Meet the Breed: Is the Westminster-Winning German Shorthaired Pointer Right for Your Family?
German shorthaired pointers are the ideal dog for families who love the outdoors
German shorthaired pointers, so hot right now.
The breed just won Best in Show at Westminster for the third time in the show’s 140-year history, thanks to a beautiful display by 3-year-old CJ. Now that the champion has been crowned, many are Googling the breed to see if they have room in their life for this type of show dog.
Well, we’ve got everything you need to know about these stunning brown and white pooches, and the 411 on what German shorthaired pointers need to thrive.

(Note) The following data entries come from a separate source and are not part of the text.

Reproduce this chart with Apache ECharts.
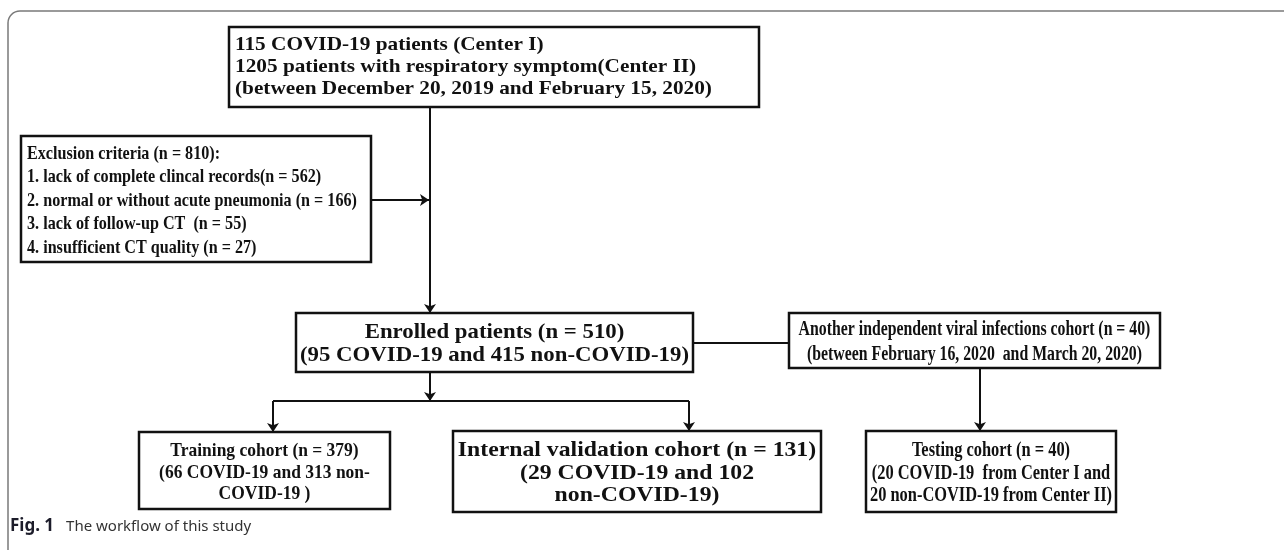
<!DOCTYPE html>
<html>
<head>
<meta charset="utf-8">
<script src="https://cdn.jsdelivr.net/npm/echarts@6/dist/echarts.min.js"></script>
<style>
  html, body { margin: 0; padding: 0; background: #fff; }
  #chart { width: 1284px; height: 550px; }
</style>
</head>
<body>
<div id="chart"></div>
<script>
// box texts (flowchart nodes)
const boxLabels = [
  '115 COVID-19 patients (Center I)\n1205 patients with respiratory symptom(Center II)\n(between December 20, 2019 and February 15, 2020)',
  'Exclusion criteria (n = 810):\n1. lack of complete clincal records(n = 562)\n2. normal or without acute pneumonia (n = 166)\n3. lack of follow-up CT  (n = 55)\n4. insufficient CT quality (n = 27)',
  'Enrolled patients (n = 510)\n(95 COVID-19 and 415 non-COVID-19)',
  'Another independent viral infections cohort (n = 40)\n(between February 16, 2020  and March 20, 2020)',
  'Training cohort (n = 379)\n(66 COVID-19 and 313 non-\nCOVID-19 )',
  'Internal validation cohort (n = 131)\n(29 COVID-19 and 102\nnon-COVID-19)',
  'Testing cohort (n = 40)\n(20 COVID-19  from Center I and\n20 non-COVID-19 from Center II)'
]
const captionLabel = 'Fig. 1'
const captionText = 'The workflow of this study'

// layout in axis units (1 unit = 1px):
// x0, y0, x1, y1, align, font size, text x-stretch, line height, text y shift
const boxLayout = [
  [229, 27, 759, 107, 'left', 19, 1.12, 22, 0],
  [21, 136, 371, 262, 'left', 19, 0.85, 23.5, 2],
  [296, 313, 693, 372, 'center', 21, 1.086, 23, 2],
  [789, 313, 1160, 368, 'center', 20, 0.79, 25, 2],
  [139, 432, 390, 509, 'center', 19, 0.92, 21.5, 2.5],
  [453, 431, 821, 512, 'center', 21, 1.13, 22.5, 2],
  [866, 431, 1116, 512, 'center', 20, 0.82, 22.5, 2]
]

// connectors (polylines); arrow = arrowhead at the last point
const links = [
  { pts: [[430, 107], [430, 313]], arrow: true },
  { pts: [[371, 200], [429, 200]], arrow: true },
  { pts: [[430, 372], [430, 401]], arrow: true },
  { pts: [[430, 401], [273, 401], [273, 432]], arrow: true },
  { pts: [[430, 401], [689, 401], [689, 431]], arrow: true },
  { pts: [[693, 343], [789, 343]], arrow: false },
  { pts: [[980, 368], [980, 431]], arrow: true }
]

const serif = '"Liberation Serif", "Times New Roman", serif'
const chart = echarts.init(document.getElementById('chart'))

const boxData = boxLayout.map((b, i) => [b[0], b[1], b[2], b[3], i])

// split polylines into straight segments; only the final one carries the arrow
const arrowSegs = []
const plainSegs = []
links.forEach(l => {
  for (let k = 0; k < l.pts.length - 1; k++) {
    const seg = { coords: [l.pts[k], l.pts[k + 1]] }
    if (l.arrow && k === l.pts.length - 2) arrowSegs.push(seg)
    else plainSegs.push(seg)
  }
})

const linkSeries = (data, arrow) => ({
  type: 'lines',
  coordinateSystem: 'cartesian2d',
  silent: true,
  z: 1,
  symbol: ['none', arrow ? 'arrow' : 'none'],
  symbolSize: 9,
  data,
  lineStyle: { color: '#111', width: 2, opacity: 1 }
})

chart.setOption({
  animation: false,
  grid: { left: 0, right: 0, top: 0, bottom: 0 },
  xAxis: { type: 'value', min: 0, max: 1284, show: false },
  yAxis: { type: 'value', min: 0, max: 550, inverse: true, show: false },
  graphic: [
    {
      type: 'rect',
      shape: { x: 8, y: 11, width: 1400, height: 700, r: [12, 0, 0, 0] },
      style: { fill: 'none', stroke: '#7a7a7a', lineWidth: 1.5 },
      silent: true
    },
    {
      type: 'text',
      left: 10,
      top: 518,
      style: {
        text: '{b|' + captionLabel + '}{n|' + captionText + '}',
        rich: {
          b: { font: 'bold 17px "Noto Sans", sans-serif', fill: '#1c1c2a' },
          n: { font: '15px "Noto Sans", sans-serif', fill: '#333', padding: [0, 0, 0, 12] }
        }
      }
    }
  ],
  series: [
    linkSeries(arrowSegs, true),
    linkSeries(plainSegs, false),
    {
      type: 'custom',
      silent: true,
      z: 2,
      data: boxData,
      renderItem: (params, api) => {
        const i = api.value(4)
        const lay = boxLayout[i]
        const p0 = api.coord([api.value(0), api.value(1)])
        const p1 = api.coord([api.value(2), api.value(3)])
        const align = lay[4]
        const tx = align === 'left' ? p0[0] + 6 : (p0[0] + p1[0]) / 2
        return {
          type: 'group',
          children: [
            {
              type: 'rect',
              shape: { x: p0[0], y: p0[1], width: p1[0] - p0[0], height: p1[1] - p0[1] },
              style: { fill: '#fff', stroke: '#111', lineWidth: 2.5 }
            },
            {
              type: 'text',
              x: tx,
              y: (p0[1] + p1[1]) / 2 + lay[8],
              scaleX: lay[6],
              style: {
                text: boxLabels[i],
                x: 0,
                y: 0,
                align: align,
                verticalAlign: 'middle',
                font: 'bold ' + lay[5] + 'px ' + serif,
                lineHeight: lay[7],
                fill: '#111'
              }
            }
          ]
        }
      }
    }
  ]
})
</script>
</body>
</html>
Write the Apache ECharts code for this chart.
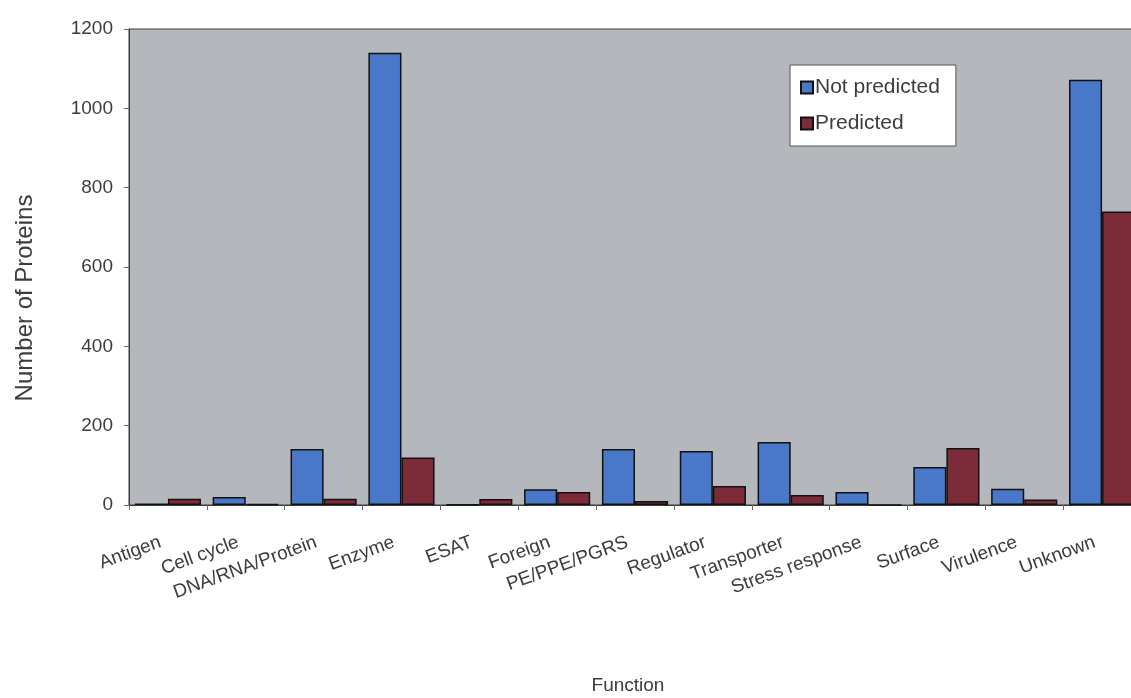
<!DOCTYPE html>
<html>
<head>
<meta charset="utf-8">
<script src="https://cdn.jsdelivr.net/npm/echarts@6/dist/echarts.min.js"></script>
<style>
  html, body { margin: 0; padding: 0; background: #ffffff; }
  #chart { width: 1131px; height: 698px; }
</style>
</head>
<body>
<div id="chart"></div>
<script>
// Protein functional classes
const categories = ['Antigen', 'Cell cycle', 'DNA/RNA/Protein', 'Enzyme', 'ESAT', 'Foreign',
  'PE/PPE/PGRS', 'Regulator', 'Transporter', 'Stress response', 'Surface', 'Virulence', 'Unknown'];

// Protein counts per class
const notPredicted = [4, 20, 141, 1140, 1, 40, 141, 136, 159, 33, 96, 41, 1072];
const predicted    = [16, 3, 16, 120, 15, 33, 10, 48, 25, 0, 144, 14, 740];

const yTicks = { min: 0, max: 1200, interval: 200 };

const FONT = '"Liberation Sans", Arial, sans-serif';
const TEXT = '#3c3c3c';

const chart = echarts.init(document.getElementById('chart'), null, { renderer: 'canvas' });

chart.setOption({
  animation: false,
  backgroundColor: '#ffffff',
  textStyle: { fontFamily: FONT },
  grid: {
    left: 129, top: 29, width: 1012, height: 476,
    outerBoundsMode: 'none',
    containLabel: false,
    show: true,
    backgroundColor: '#b4b8bd',
    borderColor: '#3a3a3a',
    borderWidth: 1
  },
  legend: {
    orient: 'vertical',
    left: 790, top: 65,
    backgroundColor: '#ffffff',
    borderColor: '#555555',
    borderWidth: 1,
    padding: [12, 16, 12, 10],
    itemWidth: 12, itemHeight: 12,
    itemGap: 15,
    icon: 'rect',
    textStyle: { fontSize: 21, color: TEXT, fontFamily: FONT, padding: [0, 0, 0, -3] },
    data: ['Not predicted', 'Predicted']
  },
  xAxis: {
    type: 'category',
    data: categories,
    name: 'Function',
    nameLocation: 'middle',
    nameGap: 171,
    nameTextStyle: { fontSize: 19, color: TEXT, padding: [0, 14, 0, 0] },
    axisLine: { lineStyle: { color: '#3a3a3a', width: 1 } },
    axisTick: { show: true, length: 5, lineStyle: { color: '#666666' } },
    axisLabel: {
      rotate: 20, interval: 0, fontSize: 19, color: TEXT, margin: 34,
      padding: [0, 8, 0, 0]
    }
  },
  yAxis: {
    type: 'value',
    min: yTicks.min, max: yTicks.max, interval: yTicks.interval,
    name: 'Number of Proteins',
    nameLocation: 'middle',
    nameGap: 92,
    nameTextStyle: { fontSize: 24, color: TEXT, padding: [0, 62, 0, 0] },
    axisLine: { show: true, lineStyle: { color: '#3a3a3a', width: 1 } },
    axisTick: { show: true, length: 5, lineStyle: { color: '#666666' } },
    splitLine: { show: false },
    axisLabel: { fontSize: 19, color: TEXT, margin: 16, formatter: (v) => String(v) }
  },
  series: [
    {
      name: 'Not predicted',
      type: 'bar',
      data: notPredicted,
      barCategoryGap: '15%',
      barGap: '0%',
      itemStyle: { color: '#4a78c9', borderColor: '#111111', borderWidth: 1.5 }
    },
    {
      name: 'Predicted',
      type: 'bar',
      data: predicted,
      itemStyle: { color: '#7e2b39', borderColor: '#111111', borderWidth: 1.5 }
    }
  ]
});
</script>
</body>
</html>
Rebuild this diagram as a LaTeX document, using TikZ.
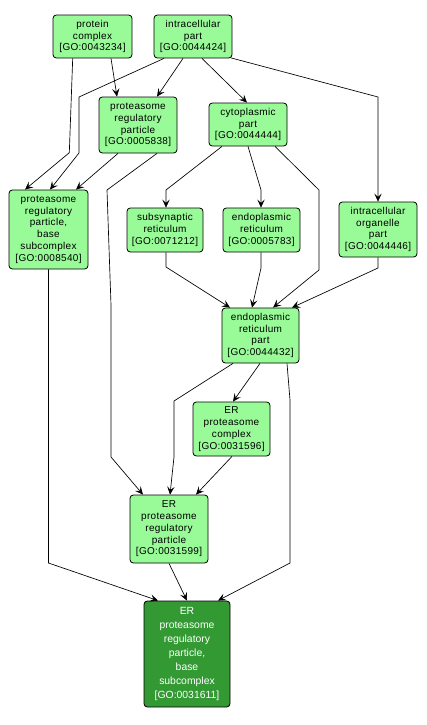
\documentclass[tikz,border=0pt]{standalone}
\usepackage{fontspec}
\setmainfont{Liberation Sans}
\newfontfamily\labfont[LetterSpace=3]{Liberation Sans}
\usetikzlibrary{arrows.meta,calc}
\definecolor{lightgo}{HTML}{98FB98}
\definecolor{darkgo}{HTML}{339933}
\tikzset{
  goterm/.style={draw=black, line width=0.6pt, fill=lightgo, rounded corners=2.5pt,
    inner sep=0pt, align=center, font=\labfont\fontsize{7.5pt}{8.8pt}\selectfont},
  gotarget/.style={draw=black, line width=0.6pt, fill=darkgo, rounded corners=2.5pt,
    inner sep=0pt, align=center, text=white, font=\fontsize{7.8pt}{10.5pt}\selectfont},
  edge/.style={draw=black, line width=0.5pt, -{Stealth[length=6pt,width=5.5pt,inset=2.5pt]}}
}
\begin{document}
\begin{tikzpicture}[x=0.75pt,y=-0.75pt]
\useasboundingbox (0,0) rectangle (427,725);
\node[goterm, minimum width=79*0.75pt, minimum height=43*0.75pt] (pc) at (92.5,36.5) {protein\\complex\\{[GO:0043234]}};
\node[goterm, minimum width=78*0.75pt, minimum height=43*0.75pt] (ip) at (193,36.5) {intracellular\\part\\{[GO:0044424]}};
\node[goterm, minimum width=78*0.75pt, minimum height=56*0.75pt] (prp) at (138,125) {proteasome\\regulatory\\particle\\{[GO:0005838]}};
\node[goterm, minimum width=78*0.75pt, minimum height=43*0.75pt] (cp) at (248,124.5) {cytoplasmic\\part\\{[GO:0044444]}};
\node[goterm, minimum width=79*0.75pt, minimum height=79*0.75pt] (bs) at (48.5,229.5) {proteasome\\regulatory\\particle,\\base\\subcomplex\\{[GO:0008540]}};
\node[goterm, minimum width=76*0.75pt, minimum height=44*0.75pt] (sr) at (165,230) {subsynaptic\\reticulum\\{[GO:0071212]}};
\node[goterm, minimum width=77*0.75pt, minimum height=44*0.75pt] (er) at (261.5,230) {endoplasmic\\reticulum\\{[GO:0005783]}};
\node[goterm, minimum width=78*0.75pt, minimum height=55*0.75pt] (iop) at (378,229.5) {intracellular\\organelle\\part\\{[GO:0044446]}};
\node[goterm, minimum width=77*0.75pt, minimum height=55*0.75pt] (erp) at (260.5,335.5) {endoplasmic\\reticulum\\part\\{[GO:0044432]}};
\node[goterm, minimum width=77*0.75pt, minimum height=54*0.75pt] (erpc) at (231.5,429) {ER\\proteasome\\complex\\{[GO:0031596]}};
\node[goterm, minimum width=78*0.75pt, minimum height=68*0.75pt] (erprp) at (169,529) {ER\\proteasome\\regulatory\\particle\\{[GO:0031599]}};
\node[gotarget, minimum width=86*0.75pt, minimum height=106*0.75pt] (tgt) at (187,654) {ER\\proteasome\\regulatory\\particle,\\base\\subcomplex\\{[GO:0031611]}};

\draw[edge] ($(pc.south)+(-19.8,0)$) -- (69.3,152.7) -- ($(bs.north)+(-23.5,0)$);
\draw[edge] ($(pc.south)+(18.5,0)$) -- ($(prp.north)+(-21,0)$);
\draw[edge] ($(ip.south)+(-29,0)$) -- (79,97) -- (79,153) -- ($(bs.north)+(1.5,0)$);
\draw[edge] ($(ip.south)+(-10,0)$) -- ($(prp.north)+(19,0)$);
\draw[edge] ($(ip.south)+(9,0)$) -- ($(cp.north)+(-1,0)$);
\draw[edge] ($(ip.south)+(38,-0.5)$) -- (378,97) -- (iop.north);
\draw[edge] ($(prp.south)+(-20,0)$) -- ($(bs.north)+(27.5,0)$);
\draw[edge] ($(prp.south)+(19,0)$) -- (107,190) -- (111,305) -- (111,457) -- ($(erprp.north)+(-26,0)$);
\draw[edge] ($(cp.south)+(-26,0)$) -- (166,190) -- ($(sr.north)+(1,0)$);
\draw[edge] (cp.south) -- (261,190) -- ($(er.north)+(-0.5,0)$);
\draw[edge] ($(cp.south)+(27,0)$) -- (319,190) -- (319,270) -- ($(erp.north)+(12.5,0)$);
\draw[edge] ($(sr.south)+(1,0)$) -- (166,267) -- ($(erp.north)+(-30.5,0)$);
\draw[edge] ($(er.south)+(-0.5,0)$) -- (261,268) -- ($(erp.north)+(-8.5,0)$);
\draw[edge] (iop.south) -- (378,268) -- ($(erp.north)+(31.5,0)$);
\draw[edge] ($(erp.south)+(-27.5,0)$) -- (174,401) -- (174,457) -- ($(erprp.north)+(1,0)$);
\draw[edge] ($(erp.south)+(-0.5,0)$) -- ($(erpc.north)+(1.5,0)$);
\draw[edge] ($(erp.south)+(26.5,0)$) -- (290,400) -- (290,563) -- ($(tgt.north)+(31,0)$);
\draw[edge] ($(erpc.south)+(0.5,0)$) -- ($(erprp.north)+(27,0)$);
\draw[edge] (bs.south) -- (48.5,563) -- ($(tgt.north)+(-29,0)$);
\draw[edge] (erprp.south) -- (tgt.north);
\end{tikzpicture}
\end{document}
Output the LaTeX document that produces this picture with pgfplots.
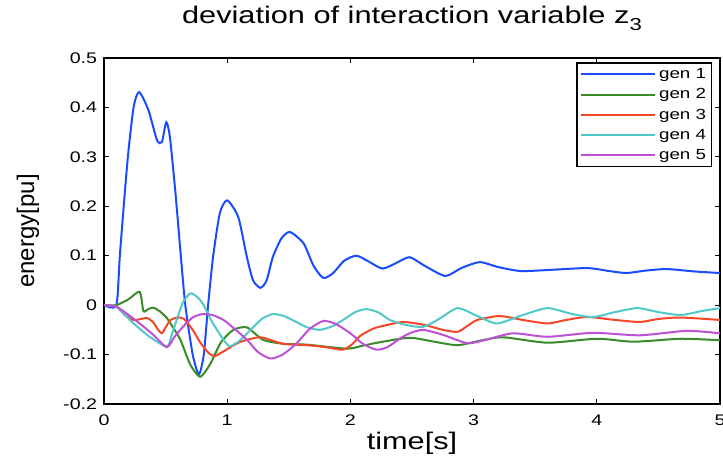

According to Dogster, the German shorthaired pointer’s origin is a mix of other hunting dogs. German hunters bred dogs like the English foxhound, English pointer and the old Spanish pointer to create a canine who exceeded in all hunting needs (pointing, retrieving and tracking) and also provided a protective and smart companion for families.
Sounds like the perfect furry friend, right? Well, there are some qualities you need to considered before searching for a German shorthaired pointer of your own. This intelligent and energetic breed thrives on activity, interaction and challenges. German shorthaired pointers do best with a large yard where they can burn energy and play games, and a big family who loves to involve them in trips and playtime. This breed is not the best fit for those living in a small space or with minimal outdoor access, and since these dogs are people-oriented, they could have trouble living with a single owner who spends a lot of time out of the house.
For families with space, German shorthaired pointers are ideal. They get along with people of all ages, and pets of all kinds. Once you welcome this breed into your home, you are also gaining a dedicated watchdog, a smart playmate and an excellent hiking buddy.
German shorthaired pointers grow to be 55-70 pounds and can live up to 15 years or more. Common health issues for this breed included hip dysplasia, epilepsy, obesity and eye diseases. Because of their short coat, they are very easy to groom.